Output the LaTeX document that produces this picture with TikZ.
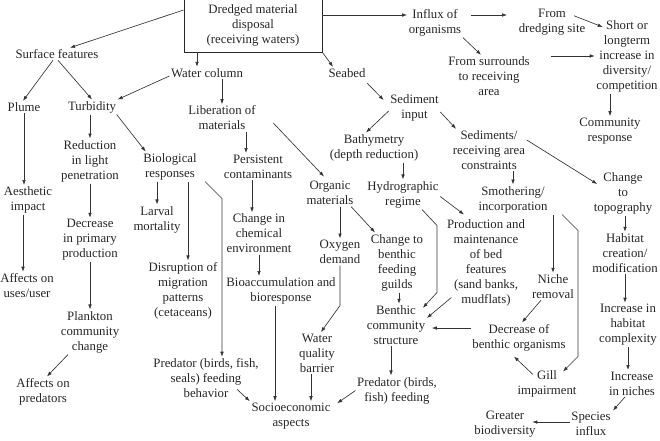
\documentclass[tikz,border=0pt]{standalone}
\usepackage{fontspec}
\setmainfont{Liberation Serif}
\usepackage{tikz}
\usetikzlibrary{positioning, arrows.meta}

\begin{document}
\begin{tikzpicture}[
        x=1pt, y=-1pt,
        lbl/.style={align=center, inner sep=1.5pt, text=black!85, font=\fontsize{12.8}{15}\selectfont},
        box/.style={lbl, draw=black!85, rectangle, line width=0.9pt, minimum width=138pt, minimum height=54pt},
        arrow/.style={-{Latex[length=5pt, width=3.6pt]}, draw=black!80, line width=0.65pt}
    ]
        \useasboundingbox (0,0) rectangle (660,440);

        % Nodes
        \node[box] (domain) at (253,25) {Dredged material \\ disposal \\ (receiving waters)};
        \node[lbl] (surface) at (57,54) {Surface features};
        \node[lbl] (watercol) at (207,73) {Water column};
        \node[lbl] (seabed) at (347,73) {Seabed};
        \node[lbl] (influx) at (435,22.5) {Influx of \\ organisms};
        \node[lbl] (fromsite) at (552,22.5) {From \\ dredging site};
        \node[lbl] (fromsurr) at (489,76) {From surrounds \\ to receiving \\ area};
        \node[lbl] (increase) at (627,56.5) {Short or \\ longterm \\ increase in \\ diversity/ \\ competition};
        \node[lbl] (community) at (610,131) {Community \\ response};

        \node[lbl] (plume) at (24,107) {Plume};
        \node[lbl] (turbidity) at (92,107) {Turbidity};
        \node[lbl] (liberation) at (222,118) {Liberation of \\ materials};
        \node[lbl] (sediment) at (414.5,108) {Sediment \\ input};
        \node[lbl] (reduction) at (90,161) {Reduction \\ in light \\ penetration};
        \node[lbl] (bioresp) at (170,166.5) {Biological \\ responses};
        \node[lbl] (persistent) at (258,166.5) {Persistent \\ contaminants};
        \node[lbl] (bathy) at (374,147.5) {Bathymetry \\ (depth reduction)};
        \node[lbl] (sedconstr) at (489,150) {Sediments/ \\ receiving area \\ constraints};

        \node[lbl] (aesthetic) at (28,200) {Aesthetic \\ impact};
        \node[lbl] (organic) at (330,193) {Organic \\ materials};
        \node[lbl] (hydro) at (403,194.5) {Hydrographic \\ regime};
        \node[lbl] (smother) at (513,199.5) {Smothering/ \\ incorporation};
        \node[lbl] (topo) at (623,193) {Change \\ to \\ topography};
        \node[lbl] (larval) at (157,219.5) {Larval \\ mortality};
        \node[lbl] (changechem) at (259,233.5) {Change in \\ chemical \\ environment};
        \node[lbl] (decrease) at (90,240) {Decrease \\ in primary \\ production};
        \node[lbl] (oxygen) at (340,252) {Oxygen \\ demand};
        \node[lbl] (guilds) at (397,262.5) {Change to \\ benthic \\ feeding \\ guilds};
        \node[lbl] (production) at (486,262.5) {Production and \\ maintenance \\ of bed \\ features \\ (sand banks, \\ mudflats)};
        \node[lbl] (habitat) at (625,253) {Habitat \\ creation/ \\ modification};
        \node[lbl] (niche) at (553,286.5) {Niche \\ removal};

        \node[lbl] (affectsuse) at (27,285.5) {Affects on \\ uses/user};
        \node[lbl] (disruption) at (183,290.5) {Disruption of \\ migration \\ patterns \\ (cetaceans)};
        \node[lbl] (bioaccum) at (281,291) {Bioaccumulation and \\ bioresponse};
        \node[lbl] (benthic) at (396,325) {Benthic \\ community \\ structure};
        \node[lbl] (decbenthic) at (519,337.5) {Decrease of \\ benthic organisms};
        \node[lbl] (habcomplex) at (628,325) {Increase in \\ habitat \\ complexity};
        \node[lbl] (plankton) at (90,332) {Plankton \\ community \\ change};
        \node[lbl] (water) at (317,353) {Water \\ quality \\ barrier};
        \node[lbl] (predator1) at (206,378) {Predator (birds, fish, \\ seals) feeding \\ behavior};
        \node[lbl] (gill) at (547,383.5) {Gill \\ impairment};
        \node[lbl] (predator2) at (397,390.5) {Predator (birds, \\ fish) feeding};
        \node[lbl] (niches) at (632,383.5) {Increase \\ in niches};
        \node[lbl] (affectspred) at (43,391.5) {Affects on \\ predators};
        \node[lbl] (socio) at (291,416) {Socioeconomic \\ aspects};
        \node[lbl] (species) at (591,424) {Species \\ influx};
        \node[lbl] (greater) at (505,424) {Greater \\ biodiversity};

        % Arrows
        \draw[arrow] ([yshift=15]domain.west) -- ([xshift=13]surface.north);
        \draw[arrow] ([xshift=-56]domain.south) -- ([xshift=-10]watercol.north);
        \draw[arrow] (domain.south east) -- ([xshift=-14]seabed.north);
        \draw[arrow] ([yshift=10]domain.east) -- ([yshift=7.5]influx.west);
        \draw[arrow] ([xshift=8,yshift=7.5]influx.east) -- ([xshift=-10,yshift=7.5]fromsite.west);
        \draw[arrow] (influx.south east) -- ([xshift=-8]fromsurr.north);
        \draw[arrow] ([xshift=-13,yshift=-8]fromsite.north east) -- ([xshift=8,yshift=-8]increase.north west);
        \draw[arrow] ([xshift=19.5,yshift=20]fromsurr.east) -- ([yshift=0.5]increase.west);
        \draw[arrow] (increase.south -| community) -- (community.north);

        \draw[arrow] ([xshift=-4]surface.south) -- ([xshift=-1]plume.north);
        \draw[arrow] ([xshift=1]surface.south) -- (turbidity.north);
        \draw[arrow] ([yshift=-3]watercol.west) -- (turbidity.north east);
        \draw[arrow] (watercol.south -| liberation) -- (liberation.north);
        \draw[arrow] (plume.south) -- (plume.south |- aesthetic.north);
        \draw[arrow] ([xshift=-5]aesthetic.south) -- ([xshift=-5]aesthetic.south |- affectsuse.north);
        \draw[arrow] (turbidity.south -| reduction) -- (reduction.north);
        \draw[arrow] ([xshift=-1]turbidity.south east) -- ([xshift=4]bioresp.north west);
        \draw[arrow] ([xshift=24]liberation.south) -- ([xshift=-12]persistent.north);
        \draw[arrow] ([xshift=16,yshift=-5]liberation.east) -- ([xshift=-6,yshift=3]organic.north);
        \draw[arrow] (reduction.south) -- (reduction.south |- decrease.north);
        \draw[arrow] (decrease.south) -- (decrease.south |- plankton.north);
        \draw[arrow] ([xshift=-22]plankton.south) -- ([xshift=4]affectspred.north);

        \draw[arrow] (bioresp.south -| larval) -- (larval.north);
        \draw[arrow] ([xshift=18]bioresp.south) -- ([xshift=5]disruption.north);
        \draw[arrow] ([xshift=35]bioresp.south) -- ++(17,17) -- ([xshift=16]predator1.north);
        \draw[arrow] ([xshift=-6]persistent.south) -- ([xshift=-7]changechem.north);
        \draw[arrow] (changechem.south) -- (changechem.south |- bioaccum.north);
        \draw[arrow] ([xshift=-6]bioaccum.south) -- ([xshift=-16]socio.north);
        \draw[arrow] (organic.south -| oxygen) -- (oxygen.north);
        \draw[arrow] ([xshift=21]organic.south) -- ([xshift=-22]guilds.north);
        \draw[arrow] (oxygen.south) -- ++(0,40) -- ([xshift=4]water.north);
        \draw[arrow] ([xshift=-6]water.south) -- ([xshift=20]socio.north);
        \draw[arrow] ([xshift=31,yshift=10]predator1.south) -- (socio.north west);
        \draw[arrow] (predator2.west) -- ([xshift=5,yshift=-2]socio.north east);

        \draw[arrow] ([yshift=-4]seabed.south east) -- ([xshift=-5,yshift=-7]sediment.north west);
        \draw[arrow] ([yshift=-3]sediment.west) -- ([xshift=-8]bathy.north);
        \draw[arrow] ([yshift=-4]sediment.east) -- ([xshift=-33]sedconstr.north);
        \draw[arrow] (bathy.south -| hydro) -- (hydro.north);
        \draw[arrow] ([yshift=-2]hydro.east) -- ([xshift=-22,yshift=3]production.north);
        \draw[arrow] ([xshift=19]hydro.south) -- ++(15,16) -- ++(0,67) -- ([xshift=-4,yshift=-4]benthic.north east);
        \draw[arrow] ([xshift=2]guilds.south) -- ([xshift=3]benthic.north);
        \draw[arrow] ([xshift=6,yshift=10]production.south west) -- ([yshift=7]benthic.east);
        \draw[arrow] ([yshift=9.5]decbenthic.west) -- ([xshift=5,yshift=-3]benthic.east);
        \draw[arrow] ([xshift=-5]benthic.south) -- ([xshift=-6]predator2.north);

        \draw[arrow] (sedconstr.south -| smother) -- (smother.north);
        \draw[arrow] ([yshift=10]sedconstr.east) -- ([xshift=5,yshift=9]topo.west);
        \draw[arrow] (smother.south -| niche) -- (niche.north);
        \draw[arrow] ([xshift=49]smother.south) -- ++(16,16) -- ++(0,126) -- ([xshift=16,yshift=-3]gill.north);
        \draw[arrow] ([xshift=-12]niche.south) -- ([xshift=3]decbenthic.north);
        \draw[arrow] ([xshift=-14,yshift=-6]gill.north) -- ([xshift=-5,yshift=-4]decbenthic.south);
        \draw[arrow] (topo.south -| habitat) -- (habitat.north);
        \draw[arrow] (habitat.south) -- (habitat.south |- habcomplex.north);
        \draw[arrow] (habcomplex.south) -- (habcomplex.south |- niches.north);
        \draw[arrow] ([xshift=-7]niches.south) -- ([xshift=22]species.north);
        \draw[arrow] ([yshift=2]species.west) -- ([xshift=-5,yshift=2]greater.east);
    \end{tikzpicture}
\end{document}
----------
EXERCISE REQUIREMENTS —
Write out the lines from the start of the material to the line with "(0,0) rectangle (660,440);", inclusive and exactly. Skip the pictures.

TASK ANSWER —
Output the LaTeX document that produces this picture with TikZ.
\documentclass[tikz,border=0pt]{standalone}
\usepackage{fontspec}
\setmainfont{Liberation Serif}
\usepackage{tikz}
\usetikzlibrary{positioning, arrows.meta}

\begin{document}
\begin{tikzpicture}[
        x=1pt, y=-1pt,
        lbl/.style={align=center, inner sep=1.5pt, text=black!85, font=\fontsize{12.8}{15}\selectfont},
        box/.style={lbl, draw=black!85, rectangle, line width=0.9pt, minimum width=138pt, minimum height=54pt},
        arrow/.style={-{Latex[length=5pt, width=3.6pt]}, draw=black!80, line width=0.65pt}
    ]
        \useasboundingbox (0,0) rectangle (660,440);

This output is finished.